_WHAT IS EXPECTED:_ Repeat verbatim the lines from the one containing "Output the web" to the one containing "var rightTicks = [6.0, 6.1, 6.2, 6.3, 6.4, 6.5, 6.6];", ends included, minus any pictures.

_RECORDS PROVIDED:_
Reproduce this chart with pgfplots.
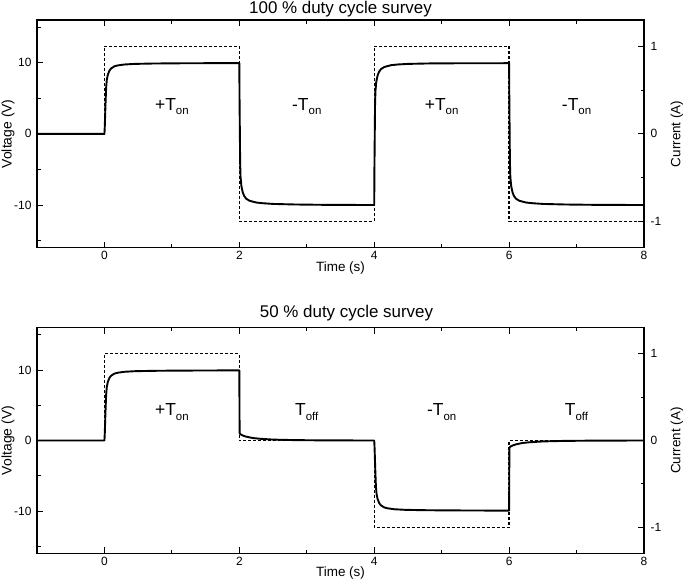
\documentclass[border=0pt]{standalone}
\usepackage{fontspec}
\setmainfont{Liberation Sans}
\usepackage{pgfplots}
\usepackage{pgfplotstable}
\pgfplotsset{compat=1.18}

\pgfplotstableread{
t V
-1 0
0 0
0.005 1
0.015 4
0.025 6.5
0.035 7.6
0.05 8.3
0.075 8.9
0.1 9.2
0.15 9.5
0.2 9.62
0.3 9.75
0.45 9.83
0.7 9.88
1.0 9.91
1.5 9.93
2.0 9.95
2.003 5
2.008 0
2.012 -4
2.018 -6
2.03 -7.3
2.05 -8.2
2.07 -8.7
2.1 -9.1
2.15 -9.4
2.25 -9.65
2.35 -9.75
2.5 -9.85
2.84 -9.93
3.3 -9.98
4.0 -10
4.003 -5
4.008 0
4.012 4
4.018 6
4.03 7.3
4.05 8.2
4.07 8.7
4.1 9.1
4.15 9.4
4.25 9.65
4.35 9.75
4.5 9.83
4.84 9.9
5.3 9.92
6.0 9.93
6.003 5
6.008 0
6.012 -4
6.018 -6
6.03 -7.3
6.05 -8.2
6.07 -8.7
6.1 -9.1
6.15 -9.4
6.25 -9.65
6.35 -9.75
6.5 -9.85
6.84 -9.93
7.3 -9.98
8.0 -10
}\vtop

\pgfplotstableread{
t I
-1 0
0 0
0 1
2 1
2 -1
4 -1
4 1
6 1
6 -1
8 -1
}\itop

\pgfplotstableread{
t V
-1 0
0 0
0.005 1
0.015 4
0.025 6.5
0.035 7.6
0.05 8.3
0.075 8.9
0.1 9.2
0.15 9.5
0.2 9.62
0.3 9.75
0.45 9.83
0.7 9.88
1.0 9.91
1.5 9.93
2.0 9.95
2.004 1.1
2.01 0.95
2.03 0.8
2.06 0.68
2.1 0.55
2.2 0.35
2.3 0.25
2.5 0.13
2.8 0.06
3.2 0.02
4.0 0
4.005 -1
4.015 -4
4.025 -6.5
4.035 -7.6
4.05 -8.3
4.075 -8.9
4.1 -9.2
4.15 -9.5
4.2 -9.62
4.3 -9.75
4.45 -9.83
4.7 -9.88
5.0 -9.91
5.5 -9.93
6.0 -9.95
6.004 -1.07
6.01 -0.95
6.03 -0.8
6.06 -0.68
6.1 -0.55
6.2 -0.35
6.3 -0.25
6.5 -0.13
6.8 -0.06
7.2 -0.02
8.0 0
}\vbot

\pgfplotstableread{
t I
-1 0
0 0
0 1
2 1
2 0
4 0
4 -1
6 -1
6 0
8 0
}\ibot

\pgfplotsset{
  common/.style={
    scale only axis, width=607bp,
    xmin=-1, xmax=8,
    axis line style={line width=1.5bp},
    every tick/.style={black, line width=0.9bp},
    major tick length=6bp, minor tick length=3.5bp,
    tick align=inside,
    tick label style={font=\fontsize{12}{14}\selectfont},
    /pgf/number format/assume math mode=true,
  },
  leftax/.style={
    common,
    ymin=-16, ymax=16,
    ytick={-10,0,10}, minor ytick={-15,-5,5,15},
    xtick={0,2,4,6,8}, minor xtick={1,3,5,7},
    xtick pos=both, ytick pos=left,
    yticklabel style={xshift=-2bp},
    every axis y label/.style={at={(rel axis cs:0,0.5)}, xshift=-29bp, rotate=90, anchor=center, font=\fontsize{14}{16}\selectfont},
    every axis x label/.style={at={(rel axis cs:0.5,0)}, yshift=-20bp, anchor=center, font=\fontsize{13.5}{15}\selectfont},
    xlabel={Time (s)}, ylabel={Voltage (V)},
  },
  rightax/.style={
    common,
    ymin=-1.3, ymax=1.3,
    ytick={-1,0,1}, minor ytick={-0.5,0.5},
    hide x axis, axis y line*=right, ytick pos=right,
    yticklabel style={xshift=3bp},
    every axis y label/.style={at={(rel axis cs:1,0.5)}, xshift=33bp, rotate=90, anchor=center, font=\fontsize{13.5}{15}\selectfont},
    ylabel={Current (A)},
  },
}
\tikzset{
  vline/.style={black, line width=1.9bp, line join=round},
  iline/.style={black, line width=1.3bp, dash pattern=on 3bp off 2bp},
  mylab/.style={anchor=base, font=\fontsize{17.5}{19}\selectfont},
}

\newcommand{\lab}[2]{#1\raisebox{-4.5bp}{\fontsize{11.5}{12}\selectfont #2}}

\begin{document}
\begin{tikzpicture}
\useasboundingbox (0,0) rectangle (685bp,-581bp);
% ---- top panel ----
\begin{axis}[leftax, height=227.7bp, at={(37bp,-20bp)}, anchor=north west,
  title={100 \% duty cycle survey},
  every axis title/.style={at={(rel axis cs:0.5,1)}, yshift=10.4bp, anchor=center, inner sep=0pt, font=\fontsize{17}{19}\selectfont}]
\addplot[vline] table[x=t,y=V] {\vtop};
\node[mylab] at (axis cs:1,3.3) {\lab{+T}{on}};
\node[mylab] at (axis cs:3,3.3) {\lab{-T}{on}};
\node[mylab] at (axis cs:5,3.3) {\lab{+T}{on}};
\node[mylab] at (axis cs:7,3.3) {\lab{-T}{on}};
\end{axis}
\begin{axis}[rightax, height=227.7bp, at={(37bp,-20bp)}, anchor=north west]
\addplot[iline] table[x=t,y=I] {\itop};
\end{axis}
% ---- bottom panel ----
\begin{axis}[leftax, height=225.6bp, at={(37bp,-327.7bp)}, anchor=north west,
  title={50 \% duty cycle survey},
  every axis title/.style={at={(rel axis cs:0.5,1)}, yshift=14.5bp, xshift=6bp, anchor=center, inner sep=0pt, font=\fontsize{17}{19}\selectfont}]
\addplot[vline] table[x=t,y=V] {\vbot};
\node[mylab] at (axis cs:1,3.5) {\lab{+T}{on}};
\node[mylab] at (axis cs:3,3.5) {\lab{T}{off}};
\node[mylab] at (axis cs:5,3.5) {\lab{-T}{on}};
\node[mylab] at (axis cs:7,3.5) {\lab{T}{off}};
\end{axis}
\begin{axis}[rightax, height=225.6bp, at={(37bp,-327.7bp)}, anchor=north west]
\addplot[iline] table[x=t,y=I] {\ibot};
\end{axis}
\end{tikzpicture}
\end{document}
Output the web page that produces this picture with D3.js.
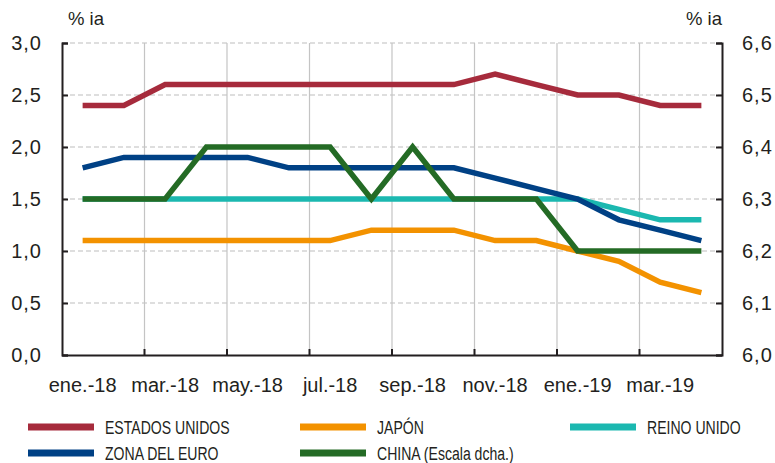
<!DOCTYPE html>
<html>
<head>
<meta charset="utf-8">
<script src="https://cdn.jsdelivr.net/npm/d3@7"></script>
<style>
  body { margin: 0; background: #fff; }
  text { font-family: "Liberation Sans", Arial, sans-serif; fill: #231f20; }
</style>
</head>
<body>
<div id="chart"></div>
<script>
// Data
var months = ["ene.-18", "feb.-18", "mar.-18", "abr.-18", "may.-18", "jun.-18", "jul.-18", "ago.-18",
  "sep.-18", "oct.-18", "nov.-18", "dic.-18", "ene.-19", "feb.-19", "mar.-19", "abr.-19"];
var xLabels = ["ene.-18", "mar.-18", "may.-18", "jul.-18", "sep.-18", "nov.-18", "ene.-19", "mar.-19"];
var leftTicks = [0, 0.5, 1.0, 1.5, 2.0, 2.5, 3.0];
var rightTicks = [6.0, 6.1, 6.2, 6.3, 6.4, 6.5, 6.6];

var usa   = [2.4, 2.4, 2.6, 2.6, 2.6, 2.6, 2.6, 2.6, 2.6, 2.6, 2.7, 2.6, 2.5, 2.5, 2.4, 2.4];
var japan = [1.1, 1.1, 1.1, 1.1, 1.1, 1.1, 1.1, 1.2, 1.2, 1.2, 1.1, 1.1, 1.0, 0.9, 0.7, 0.6];
var uk    = [1.5, 1.5, 1.5, 1.5, 1.5, 1.5, 1.5, 1.5, 1.5, 1.5, 1.5, 1.5, 1.5, 1.4, 1.3, 1.3];
var euro  = [1.8, 1.9, 1.9, 1.9, 1.9, 1.8, 1.8, 1.8, 1.8, 1.8, 1.7, 1.6, 1.5, 1.3, 1.2, 1.1];
var china = [6.3, 6.3, 6.3, 6.4, 6.4, 6.4, 6.4, 6.3, 6.4, 6.3, 6.3, 6.3, 6.2, 6.2, 6.2, 6.2];

var series = [
  { name: "ESTADOS UNIDOS", values: usa, color: "#a62b3c", axis: "left" },
  { name: "JAPÓN", values: japan, color: "#f39200", axis: "left" },
  { name: "REINO UNIDO", values: uk, color: "#1bb8b0", axis: "left" },
  { name: "ZONA DEL EURO", values: euro, color: "#004185", axis: "left" },
  { name: "CHINA (Escala dcha.)", values: china, color: "#246b25", axis: "right" }
];
// draw order: teal under green
var drawOrder = [2, 0, 1, 3, 4];

var svgWidth = 775;
var svgHeight = 463;
var margin = { top: 43, right: 53, bottom: 108, left: 62 };
var width = svgWidth - margin.left - margin.right;
var height = svgHeight - margin.top - margin.bottom;

var svg = d3.select("#chart")
  .append("svg")
  .attr("width", svgWidth)
  .attr("height", svgHeight);

var chartGroup = svg.append("g")
  .attr("transform", `translate(${margin.left}, ${margin.top})`);

// Scales
var xBand = d3.scaleBand().domain(months).range([0, width]);
var yLeft = d3.scaleLinear().domain([0, 3]).range([height, 0]);
var yRight = d3.scaleLinear().domain([6.0, 6.6]).range([height, 0]);
var xc = m => xBand(m) + xBand.bandwidth() / 2;

// Grid: horizontal dashed
chartGroup.selectAll(".hgrid")
  .data(leftTicks.filter(d => d > 0))
  .enter()
  .append("line")
  .attr("x1", 0)
  .attr("x2", width)
  .attr("y1", d => yLeft(d))
  .attr("y2", d => yLeft(d))
  .attr("stroke", "#bdbdbd")
  .attr("stroke-width", 1.2)
  .attr("stroke-dasharray", "5,3");

// Grid: vertical every 2 months
var vBounds = months.filter((m, i) => i > 0 && i % 2 === 0);
chartGroup.selectAll(".vgrid")
  .data(vBounds)
  .enter()
  .append("line")
  .attr("x1", d => xBand(d))
  .attr("x2", d => xBand(d))
  .attr("y1", 0)
  .attr("y2", height)
  .attr("stroke", "#c4c4c4")
  .attr("stroke-width", 1.2);

// Lines
var line = d3.line().curve(d3.curveLinear);
drawOrder.forEach(function(k) {
  var s = series[k];
  var yS = s.axis === "left" ? yLeft : yRight;
  chartGroup.append("path")
    .attr("d", line(s.values.map((v, i) => [xc(months[i]), yS(v)])))
    .attr("fill", "none")
    .attr("stroke", s.color)
    .attr("stroke-width", 5.5)
    .attr("stroke-linejoin", "miter");
});

// Axes
var fmt = d => d3.format(".1f")(d).replace(".", ",");
var leftAxis = d3.axisLeft(yLeft).tickValues(leftTicks).tickSize(-6).tickPadding(20).tickFormat(fmt);
var rightAxis = d3.axisRight(yRight).tickValues(rightTicks).tickSize(-6).tickPadding(20).tickFormat(fmt);
var bottomAxis = d3.axisBottom(xBand).tickValues([]).tickSizeOuter(0);

var gl = chartGroup.append("g").call(leftAxis);
var gr = chartGroup.append("g").attr("transform", `translate(${width}, 0)`).call(rightAxis);
var gb = chartGroup.append("g").attr("transform", `translate(0, ${height})`).call(bottomAxis);

[gl, gr, gb].forEach(function(g) {
  g.attr("font-size", null).attr("font-family", null);
  g.select(".domain").attr("stroke", "#231f20").attr("stroke-width", 2);
  g.selectAll(".tick line").attr("stroke", "#231f20").attr("stroke-width", 2);
  g.selectAll(".tick text")
    .attr("fill", "#231f20")
    .style("font-size", "20px")
    .style("letter-spacing", "1px");
});
gl.selectAll(".tick text").attr("x", -20);

// bottom tick marks at the vertical gridlines (inside)
chartGroup.selectAll(".xtick")
  .data(vBounds)
  .enter()
  .append("line")
  .attr("x1", d => xBand(d))
  .attr("x2", d => xBand(d))
  .attr("y1", height)
  .attr("y2", height - 6)
  .attr("stroke", "#231f20")
  .attr("stroke-width", 2);

// x labels centered on their month
chartGroup.selectAll(".xlabel")
  .data(xLabels)
  .enter()
  .append("text")
  .attr("x", d => xc(d))
  .attr("y", height + 37)
  .attr("text-anchor", "middle")
  .style("font-size", "20px")
  .text(d => d);

// unit labels
svg.append("text").attr("x", 68).attr("y", 25).style("font-size", "18.5px").text("% ia");
svg.append("text").attr("x", 722).attr("y", 25).attr("text-anchor", "end").style("font-size", "18.5px").text("% ia");

// Legend
var legendPos = [[28, 427], [300, 427], [570, 427], [28, 453], [300, 453]];
var legend = svg.append("g").attr("class", "legend");
series.forEach(function(s, i) {
  var p = legendPos[i];
  legend.append("rect")
    .attr("x", p[0])
    .attr("y", p[1] - 3.5)
    .attr("width", 66)
    .attr("height", 7)
    .attr("fill", s.color);
  legend.append("text")
    .attr("transform", `translate(${p[0] + 77}, ${p[1] + 6.5}) scale(0.74, 1)`)
    .style("font-size", "19px")
    .text(s.name);
});
</script>
</body>
</html>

_FINAL RESULT:_
Output the web page that produces this picture with D3.js.
<!DOCTYPE html>
<html>
<head>
<meta charset="utf-8">
<script src="https://cdn.jsdelivr.net/npm/d3@7"></script>
<style>
  body { margin: 0; background: #fff; }
  text { font-family: "Liberation Sans", Arial, sans-serif; fill: #231f20; }
</style>
</head>
<body>
<div id="chart"></div>
<script>
// Data
var months = ["ene.-18", "feb.-18", "mar.-18", "abr.-18", "may.-18", "jun.-18", "jul.-18", "ago.-18",
  "sep.-18", "oct.-18", "nov.-18", "dic.-18", "ene.-19", "feb.-19", "mar.-19", "abr.-19"];
var xLabels = ["ene.-18", "mar.-18", "may.-18", "jul.-18", "sep.-18", "nov.-18", "ene.-19", "mar.-19"];
var leftTicks = [0, 0.5, 1.0, 1.5, 2.0, 2.5, 3.0];
var rightTicks = [6.0, 6.1, 6.2, 6.3, 6.4, 6.5, 6.6];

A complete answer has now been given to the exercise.